Step 2: Finding outdated level-12 tiles from tiles@home

This step requires comparing the last modificiation timestamp for each level-12 tile from the stats file with the last modification timestamp of the data on that tile as determined in step 1.

Provided that you have the files lastmodtile.out and stats.txt in your current directory, just run

 perl comparestats.pl > comparestats.out

The output is rather self-explanatory. Every tile falls into one of five groups

  • spurious: Tiles which do exist in tiles@home and seem non-empty (this is guessed from the PNG file size) but for which there is no OSM data. Such tiles may be leftovers of deletions (i.e. generated at a time when OSM data was indeed available), but they may also represent cases where rendering something on a neigbouring tile touches a tile.
  • obsolete: Tiles which exist in tiles@home, seem empty, and have no data in the OSM planet file; they could probably be deleted without harm.
  • current: Tiles which exist in tiles@home and are newer than the last change in the OSM data.
  • outdated: Tiles which exist in tiles@home but the corresponding OSM data has changed since the tile was created.
  • missing: Tiles which do not exist in tiles@home, but OSM data is present and they could meaningfully be rendered.

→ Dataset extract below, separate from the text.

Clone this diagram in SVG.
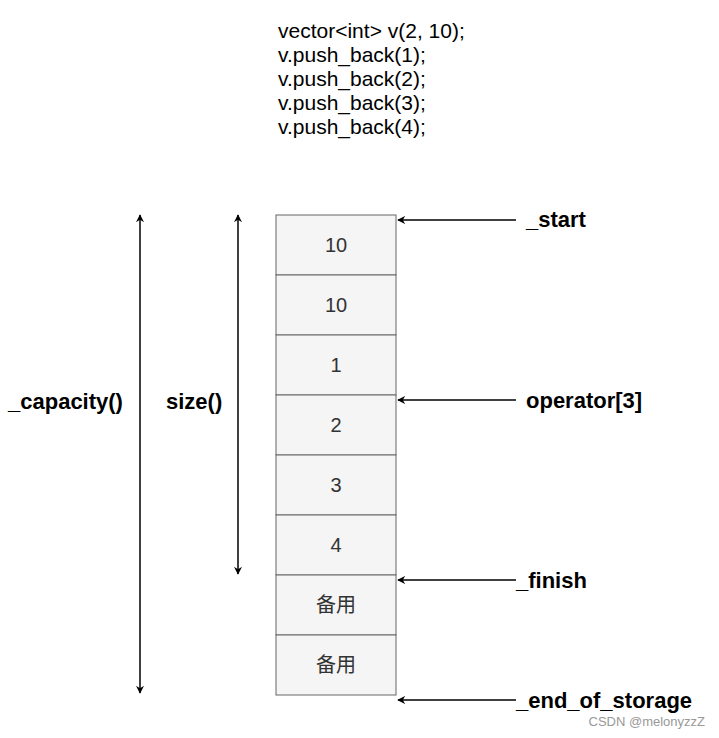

The script accepts the names of these five groups (spurious, obsolete, current, outdated, missing) on the command line; if one or more are specified, it will only output the tile names for those tiles that fall into the specified categories. If the command line is empty, a complete list will be genereated naming the status of each tile.

Note that there may be cases where a tile is reported "missing", but in reality the tile area contains only data that is not rendered by osmarender (for example, a few nodes segments without any attributes). In that case, re-generation of the tile would not lead to a tile being uploaded, and the tile would still be missing the next time round.

You should of course always check the comparestats.pl output but if you are reasonably confident, you could do something like

 perl comparestats.pl missing outdated | while read x y
 do
    wget -O /dev/null http://dev.openstreetmap.org/~ojw/NeedRender/?x=$x&y=$y&priority=2&src=foobar
 done

to automatically enqueue requests for all tiles that the script thinks are either missing or outdated. Use Caution: Make sure you have used a current stats file or you will request many more updates than necessary. Be aware that anything that has been rendered between the creation of your stats file and the time that you run your analysis cannot be considered by this mechanism. TODO: Use a fine-grained approach that, before requesting tile rendering, use the individual status check from tiles@home/APIs to check the latest status of the tile in question.

Step 3: Finding outdated low-zoom tiles

Since low-zoom tiles (levels 7 to 11) are generated from level-12 tiles and not directly from OSM data, a view at the stats file alone can tell us which tiles need to be re-generated. The algorithm is:

  1. From looking at all existing level-12 tiles, compute a list of all level-7 tiles that should exist (divide x and y of level-12 tile by 32).
  2. For each of the level-7 tiles that should exist, compare the last modification time of the newest level-12 tile contained with the modification time of the level-7 tile (using 0 if the tile does not exist). Re-generate if level-12 has newer modification time.

The script checkl7.pl does this. It reads a stat file on standard input, takes the same optional arguments as comparestats.pl, and produces similar output.

The script ignores level-12 tiles that (judging from their size) seem to be empty.